Work to be completed
Repeat all of the records verbatim.

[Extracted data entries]
________________________

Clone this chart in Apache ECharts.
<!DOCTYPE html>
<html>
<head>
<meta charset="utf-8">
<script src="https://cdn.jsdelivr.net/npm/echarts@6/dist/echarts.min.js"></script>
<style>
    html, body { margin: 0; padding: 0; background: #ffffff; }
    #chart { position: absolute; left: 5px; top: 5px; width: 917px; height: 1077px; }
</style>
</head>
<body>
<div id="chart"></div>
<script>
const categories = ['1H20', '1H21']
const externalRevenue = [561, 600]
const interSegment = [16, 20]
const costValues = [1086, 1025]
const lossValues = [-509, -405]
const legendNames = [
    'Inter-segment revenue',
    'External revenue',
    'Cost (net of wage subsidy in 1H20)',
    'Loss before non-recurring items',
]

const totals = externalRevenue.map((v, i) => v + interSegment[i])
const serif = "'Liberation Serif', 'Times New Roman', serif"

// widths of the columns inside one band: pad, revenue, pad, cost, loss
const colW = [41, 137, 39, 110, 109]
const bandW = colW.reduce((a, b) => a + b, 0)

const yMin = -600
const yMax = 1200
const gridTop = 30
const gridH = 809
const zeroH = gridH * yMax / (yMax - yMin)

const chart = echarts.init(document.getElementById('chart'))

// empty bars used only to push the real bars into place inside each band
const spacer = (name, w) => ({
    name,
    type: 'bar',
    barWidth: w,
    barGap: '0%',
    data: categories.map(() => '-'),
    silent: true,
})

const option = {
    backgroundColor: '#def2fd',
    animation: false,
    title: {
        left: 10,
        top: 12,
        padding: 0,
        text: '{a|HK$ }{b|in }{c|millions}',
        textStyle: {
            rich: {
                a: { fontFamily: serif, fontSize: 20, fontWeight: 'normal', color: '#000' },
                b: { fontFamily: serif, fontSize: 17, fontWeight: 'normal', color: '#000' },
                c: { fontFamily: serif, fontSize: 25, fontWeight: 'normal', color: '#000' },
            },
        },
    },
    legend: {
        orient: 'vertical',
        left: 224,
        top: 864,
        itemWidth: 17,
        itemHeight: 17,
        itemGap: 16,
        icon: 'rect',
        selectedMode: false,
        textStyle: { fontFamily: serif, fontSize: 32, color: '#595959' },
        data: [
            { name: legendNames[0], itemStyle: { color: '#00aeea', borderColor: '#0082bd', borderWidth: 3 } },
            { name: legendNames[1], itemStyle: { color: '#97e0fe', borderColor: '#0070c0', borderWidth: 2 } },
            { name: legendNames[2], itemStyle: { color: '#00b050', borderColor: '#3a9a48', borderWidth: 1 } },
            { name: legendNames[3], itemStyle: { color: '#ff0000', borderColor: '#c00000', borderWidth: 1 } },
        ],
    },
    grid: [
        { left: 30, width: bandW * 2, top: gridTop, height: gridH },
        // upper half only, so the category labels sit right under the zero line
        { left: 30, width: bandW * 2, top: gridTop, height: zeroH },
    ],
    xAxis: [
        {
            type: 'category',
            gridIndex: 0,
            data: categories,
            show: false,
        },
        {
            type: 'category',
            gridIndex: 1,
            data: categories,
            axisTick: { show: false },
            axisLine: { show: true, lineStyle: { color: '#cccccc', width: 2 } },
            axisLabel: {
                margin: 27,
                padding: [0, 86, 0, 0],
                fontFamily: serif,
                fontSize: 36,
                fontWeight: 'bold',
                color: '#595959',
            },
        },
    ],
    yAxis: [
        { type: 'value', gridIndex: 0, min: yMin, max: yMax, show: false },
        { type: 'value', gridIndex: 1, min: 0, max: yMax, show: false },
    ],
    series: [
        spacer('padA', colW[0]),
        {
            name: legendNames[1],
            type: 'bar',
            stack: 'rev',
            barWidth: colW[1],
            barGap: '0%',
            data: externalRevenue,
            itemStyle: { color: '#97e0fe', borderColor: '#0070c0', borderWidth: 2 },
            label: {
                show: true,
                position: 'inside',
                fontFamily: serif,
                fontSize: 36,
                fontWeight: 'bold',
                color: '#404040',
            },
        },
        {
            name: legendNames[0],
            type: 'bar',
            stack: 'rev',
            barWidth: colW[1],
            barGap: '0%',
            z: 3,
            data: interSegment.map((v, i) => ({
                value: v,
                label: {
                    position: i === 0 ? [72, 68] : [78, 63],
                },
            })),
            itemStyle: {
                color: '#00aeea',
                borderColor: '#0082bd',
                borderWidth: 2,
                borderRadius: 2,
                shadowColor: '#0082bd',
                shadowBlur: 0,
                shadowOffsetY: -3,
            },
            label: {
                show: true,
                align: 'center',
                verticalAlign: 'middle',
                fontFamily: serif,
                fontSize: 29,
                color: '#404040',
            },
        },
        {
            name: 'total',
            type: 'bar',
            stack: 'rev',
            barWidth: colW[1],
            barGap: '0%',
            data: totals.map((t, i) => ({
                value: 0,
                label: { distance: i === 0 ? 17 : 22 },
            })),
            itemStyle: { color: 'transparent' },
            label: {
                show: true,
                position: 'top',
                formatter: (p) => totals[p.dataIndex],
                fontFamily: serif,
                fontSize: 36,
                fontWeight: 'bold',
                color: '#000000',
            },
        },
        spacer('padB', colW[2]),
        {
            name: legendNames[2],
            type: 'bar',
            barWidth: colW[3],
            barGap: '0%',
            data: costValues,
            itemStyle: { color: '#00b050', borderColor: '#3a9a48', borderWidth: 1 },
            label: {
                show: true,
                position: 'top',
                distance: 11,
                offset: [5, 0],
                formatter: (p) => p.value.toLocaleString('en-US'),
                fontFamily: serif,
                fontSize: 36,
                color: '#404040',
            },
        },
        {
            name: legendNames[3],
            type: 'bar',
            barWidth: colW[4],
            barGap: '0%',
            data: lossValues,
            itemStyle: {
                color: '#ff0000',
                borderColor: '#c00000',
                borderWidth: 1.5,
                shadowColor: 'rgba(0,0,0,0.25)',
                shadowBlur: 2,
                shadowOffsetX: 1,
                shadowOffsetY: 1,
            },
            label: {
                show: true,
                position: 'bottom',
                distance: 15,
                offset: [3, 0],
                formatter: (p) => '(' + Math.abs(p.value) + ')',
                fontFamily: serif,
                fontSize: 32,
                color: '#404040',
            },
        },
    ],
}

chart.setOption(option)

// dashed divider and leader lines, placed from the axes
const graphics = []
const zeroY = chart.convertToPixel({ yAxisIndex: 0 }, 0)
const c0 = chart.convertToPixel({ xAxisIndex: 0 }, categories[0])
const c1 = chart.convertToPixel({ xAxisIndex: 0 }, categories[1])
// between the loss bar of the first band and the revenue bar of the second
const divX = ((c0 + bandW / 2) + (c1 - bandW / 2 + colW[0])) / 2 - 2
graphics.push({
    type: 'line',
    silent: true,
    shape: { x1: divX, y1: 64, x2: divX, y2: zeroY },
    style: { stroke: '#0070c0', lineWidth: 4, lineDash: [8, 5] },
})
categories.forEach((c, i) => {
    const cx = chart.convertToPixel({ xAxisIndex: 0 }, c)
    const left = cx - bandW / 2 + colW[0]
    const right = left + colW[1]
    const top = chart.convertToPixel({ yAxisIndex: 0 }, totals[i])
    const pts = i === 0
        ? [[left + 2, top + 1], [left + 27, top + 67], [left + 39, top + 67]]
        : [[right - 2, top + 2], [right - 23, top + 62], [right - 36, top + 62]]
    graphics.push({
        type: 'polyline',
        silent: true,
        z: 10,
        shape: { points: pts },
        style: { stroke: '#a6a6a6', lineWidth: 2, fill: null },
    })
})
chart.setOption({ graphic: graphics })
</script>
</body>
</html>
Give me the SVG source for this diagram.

________________________

Correct answer
Clone this chart in Apache ECharts.
<!DOCTYPE html>
<html>
<head>
<meta charset="utf-8">
<script src="https://cdn.jsdelivr.net/npm/echarts@6/dist/echarts.min.js"></script>
<style>
    html, body { margin: 0; padding: 0; background: #ffffff; }
    #chart { position: absolute; left: 5px; top: 5px; width: 917px; height: 1077px; }
</style>
</head>
<body>
<div id="chart"></div>
<script>
const categories = ['1H20', '1H21']
const externalRevenue = [561, 600]
const interSegment = [16, 20]
const costValues = [1086, 1025]
const lossValues = [-509, -405]
const legendNames = [
    'Inter-segment revenue',
    'External revenue',
    'Cost (net of wage subsidy in 1H20)',
    'Loss before non-recurring items',
]

const totals = externalRevenue.map((v, i) => v + interSegment[i])
const serif = "'Liberation Serif', 'Times New Roman', serif"

// widths of the columns inside one band: pad, revenue, pad, cost, loss
const colW = [41, 137, 39, 110, 109]
const bandW = colW.reduce((a, b) => a + b, 0)

const yMin = -600
const yMax = 1200
const gridTop = 30
const gridH = 809
const zeroH = gridH * yMax / (yMax - yMin)

const chart = echarts.init(document.getElementById('chart'))

// empty bars used only to push the real bars into place inside each band
const spacer = (name, w) => ({
    name,
    type: 'bar',
    barWidth: w,
    barGap: '0%',
    data: categories.map(() => '-'),
    silent: true,
})

const option = {
    backgroundColor: '#def2fd',
    animation: false,
    title: {
        left: 10,
        top: 12,
        padding: 0,
        text: '{a|HK$ }{b|in }{c|millions}',
        textStyle: {
            rich: {
                a: { fontFamily: serif, fontSize: 20, fontWeight: 'normal', color: '#000' },
                b: { fontFamily: serif, fontSize: 17, fontWeight: 'normal', color: '#000' },
                c: { fontFamily: serif, fontSize: 25, fontWeight: 'normal', color: '#000' },
            },
        },
    },
    legend: {
        orient: 'vertical',
        left: 224,
        top: 864,
        itemWidth: 17,
        itemHeight: 17,
        itemGap: 16,
        icon: 'rect',
        selectedMode: false,
        textStyle: { fontFamily: serif, fontSize: 32, color: '#595959' },
        data: [
            { name: legendNames[0], itemStyle: { color: '#00aeea', borderColor: '#0082bd', borderWidth: 3 } },
            { name: legendNames[1], itemStyle: { color: '#97e0fe', borderColor: '#0070c0', borderWidth: 2 } },
            { name: legendNames[2], itemStyle: { color: '#00b050', borderColor: '#3a9a48', borderWidth: 1 } },
            { name: legendNames[3], itemStyle: { color: '#ff0000', borderColor: '#c00000', borderWidth: 1 } },
        ],
    },
    grid: [
        { left: 30, width: bandW * 2, top: gridTop, height: gridH },
        // upper half only, so the category labels sit right under the zero line
        { left: 30, width: bandW * 2, top: gridTop, height: zeroH },
    ],
    xAxis: [
        {
            type: 'category',
            gridIndex: 0,
            data: categories,
            show: false,
        },
        {
            type: 'category',
            gridIndex: 1,
            data: categories,
            axisTick: { show: false },
            axisLine: { show: true, lineStyle: { color: '#cccccc', width: 2 } },
            axisLabel: {
                margin: 27,
                padding: [0, 86, 0, 0],
                fontFamily: serif,
                fontSize: 36,
                fontWeight: 'bold',
                color: '#595959',
            },
        },
    ],
    yAxis: [
        { type: 'value', gridIndex: 0, min: yMin, max: yMax, show: false },
        { type: 'value', gridIndex: 1, min: 0, max: yMax, show: false },
    ],
    series: [
        spacer('padA', colW[0]),
        {
            name: legendNames[1],
            type: 'bar',
            stack: 'rev',
            barWidth: colW[1],
            barGap: '0%',
            data: externalRevenue,
            itemStyle: { color: '#97e0fe', borderColor: '#0070c0', borderWidth: 2 },
            label: {
                show: true,
                position: 'inside',
                fontFamily: serif,
                fontSize: 36,
                fontWeight: 'bold',
                color: '#404040',
            },
        },
        {
            name: legendNames[0],
            type: 'bar',
            stack: 'rev',
            barWidth: colW[1],
            barGap: '0%',
            z: 3,
            data: interSegment.map((v, i) => ({
                value: v,
                label: {
                    position: i === 0 ? [72, 68] : [78, 63],
                },
            })),
            itemStyle: {
                color: '#00aeea',
                borderColor: '#0082bd',
                borderWidth: 2,
                borderRadius: 2,
                shadowColor: '#0082bd',
                shadowBlur: 0,
                shadowOffsetY: -3,
            },
            label: {
                show: true,
                align: 'center',
                verticalAlign: 'middle',
                fontFamily: serif,
                fontSize: 29,
                color: '#404040',
            },
        },
        {
            name: 'total',
            type: 'bar',
            stack: 'rev',
            barWidth: colW[1],
            barGap: '0%',
            data: totals.map((t, i) => ({
                value: 0,
                label: { distance: i === 0 ? 17 : 22 },
            })),
            itemStyle: { color: 'transparent' },
            label: {
                show: true,
                position: 'top',
                formatter: (p) => totals[p.dataIndex],
                fontFamily: serif,
                fontSize: 36,
                fontWeight: 'bold',
                color: '#000000',
            },
        },
        spacer('padB', colW[2]),
        {
            name: legendNames[2],
            type: 'bar',
            barWidth: colW[3],
            barGap: '0%',
            data: costValues,
            itemStyle: { color: '#00b050', borderColor: '#3a9a48', borderWidth: 1 },
            label: {
                show: true,
                position: 'top',
                distance: 11,
                offset: [5, 0],
                formatter: (p) => p.value.toLocaleString('en-US'),
                fontFamily: serif,
                fontSize: 36,
                color: '#404040',
            },
        },
        {
            name: legendNames[3],
            type: 'bar',
            barWidth: colW[4],
            barGap: '0%',
            data: lossValues,
            itemStyle: {
                color: '#ff0000',
                borderColor: '#c00000',
                borderWidth: 1.5,
                shadowColor: 'rgba(0,0,0,0.25)',
                shadowBlur: 2,
                shadowOffsetX: 1,
                shadowOffsetY: 1,
            },
            label: {
                show: true,
                position: 'bottom',
                distance: 15,
                offset: [3, 0],
                formatter: (p) => '(' + Math.abs(p.value) + ')',
                fontFamily: serif,
                fontSize: 32,
                color: '#404040',
            },
        },
    ],
}

chart.setOption(option)

// dashed divider and leader lines, placed from the axes
const graphics = []
const zeroY = chart.convertToPixel({ yAxisIndex: 0 }, 0)
const c0 = chart.convertToPixel({ xAxisIndex: 0 }, categories[0])
const c1 = chart.convertToPixel({ xAxisIndex: 0 }, categories[1])
// between the loss bar of the first band and the revenue bar of the second
const divX = ((c0 + bandW / 2) + (c1 - bandW / 2 + colW[0])) / 2 - 2
graphics.push({
    type: 'line',
    silent: true,
    shape: { x1: divX, y1: 64, x2: divX, y2: zeroY },
    style: { stroke: '#0070c0', lineWidth: 4, lineDash: [8, 5] },
})
categories.forEach((c, i) => {
    const cx = chart.convertToPixel({ xAxisIndex: 0 }, c)
    const left = cx - bandW / 2 + colW[0]
    const right = left + colW[1]
    const top = chart.convertToPixel({ yAxisIndex: 0 }, totals[i])
    const pts = i === 0
        ? [[left + 2, top + 1], [left + 27, top + 67], [left + 39, top + 67]]
        : [[right - 2, top + 2], [right - 23, top + 62], [right - 36, top + 62]]
    graphics.push({
        type: 'polyline',
        silent: true,
        z: 10,
        shape: { points: pts },
        style: { stroke: '#a6a6a6', lineWidth: 2, fill: null },
    })
})
chart.setOption({ graphic: graphics })
</script>
</body>
</html>
Give me the SVG source for this diagram.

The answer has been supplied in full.